Ich liege in der Badewanne, trinke meinen Lieblingskräutertee und blinzele in die Kerzen – fast ein wenig zu dunkel, um ein Buch zu lesen. Ich rücke die Kerzen hinter mir ein wenig näher und setze nochmal an. Jetzt geht’s. Und wie. Das Buch schmökert sich weg wie nichts. Eine Woche lang begleitet es mich jeden Abend vor dem Einschlafen. Manches lese ich zwei- oder dreimal. Die beiden Autorinnen bieten nicht nur einfach mehrere sehr gut sortierte und prall gefüllte Setzkästen von Tipps und Tricks für die Bereiche Alltag, Arbeit, Umgang mit Krisen, Umgang mit anderen und Umgang mit sich selbst. Das reicht ganz konkret von der Aufräumviertelstunde bis zu den Zuletzt-Fragen.
Es steckt ein mutmachendes Verständnis von Genesung in diesen Setzkästen, welches diesen Ratgeber überhaupt erst so richtig wertvoll macht. Es geht dabei um persönliches Wachstum, um Selbstvertrauen und Vertrauen in andere, um Anerkennung der eigenen Besonderheiten, Schwächen, Grenzen, Wünsche und Interessen und um eine gehörige Portion Selbstdisziplin. »Denken Sie langfristig!« rufen uns die Autorinnen zu. Recht haben sie, denke ich. Und frage mich: Geht das nicht besonders an uns Profis, die wir oft so ungeduldig und interventionistisch sind? Vielleicht. Ach nein, es ist ja ein Ratgeber für Psychiatrieerfahrene. Aber Moment, schon in der Einleitung beichten Bunt und Prins: »Die meisten Dinge, die uns geholfen haben, brauchen Zeit.« Das kenne ich, denn das geht mir als Nichtpsychiatrieerfahrenem ganz genauso. Und auch ihre Antwort auf die Sinnfrage kann ich jederzeit unterschreiben: »Sinn entwickelt sich aber auch, er kann nicht einmal erworben und dann für immer konserviert werden.«
Auch nach der dritten Lektüre bleibe ich dabei: Das ist ein Ratgeber an alle sich mit dem Thema Psychiatrie befassende Personen. Kleine Prise gefällig? »Weil ihnen immer wieder gesagt wird, sie seien nicht belastbar, verfallen manche Psychiatrie-Erfahrene auf die Strategie, Anstrengungen überhaupt zu meiden. Damit ›vermeiden‹ sie aber auch das Finden von Erfüllung, zum Beispiel der Erfüllung, die sie in Beziehungen finden könnten, und schränken ihren Lebensradius meist unnötig ein.« (S. 116)
Natürlich geht es hier nicht darum, die eigenen Grenzen ständig zu überschreiten.

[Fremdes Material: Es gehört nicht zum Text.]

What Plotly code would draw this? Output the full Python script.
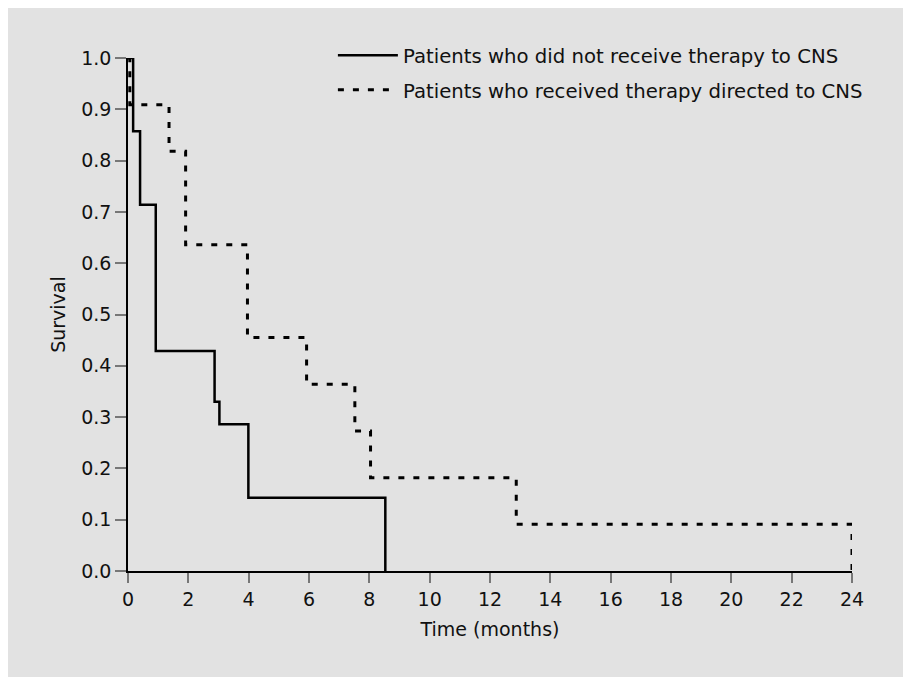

Aber Wachstum bedeutet auch, die eigenen Anspruchs- und Belastungsgrenzen angesichts eigener langfristiger Interessen immer mal wieder neu auszuloten. Manche Grenzen werden dabei enger, andere aber auch weiter werden. Oftmals ist es auch nur die Dosis (eines Miteinanders, einer Tätigkeit, eines Verhaltens), die das Gift macht. Genesungsprozesse sind eben eher mit persönlichem Wachstum als mit irgendwelchen biologischen Reparaturprozessen vergleichbar.
Sicher, der Ratgeber ist primär für Psychiatrieerfahrene gedacht. Und er geht dermaßen tief ins Detail, das klar ist: Dies können nur Psychiatrieerfahrene selbst wissen und glaubwürdig einander raten. Aber er zeigt mir als Profi dennoch, wie ich meine Patienten (noch) besser begleiten kann (vermutlich gilt dies auch aus Angehörigensicht). Und wenn ich Ihnen nun das Buch empfehle – was ich in der Tat mache: Selbstverständlich hat dieser kleine und übersichtliche Ratgeber auch mir geholfen, einige Kleinigkeiten in meinem Leben anders anzugehen. Aber das ist ja eigentlich klar, denn wieso sollten Tipps und Tricks des persönlichen Wachstums für Psychiatrieerfahrene grundsätzlich anders sein als für alle anderen Menschen?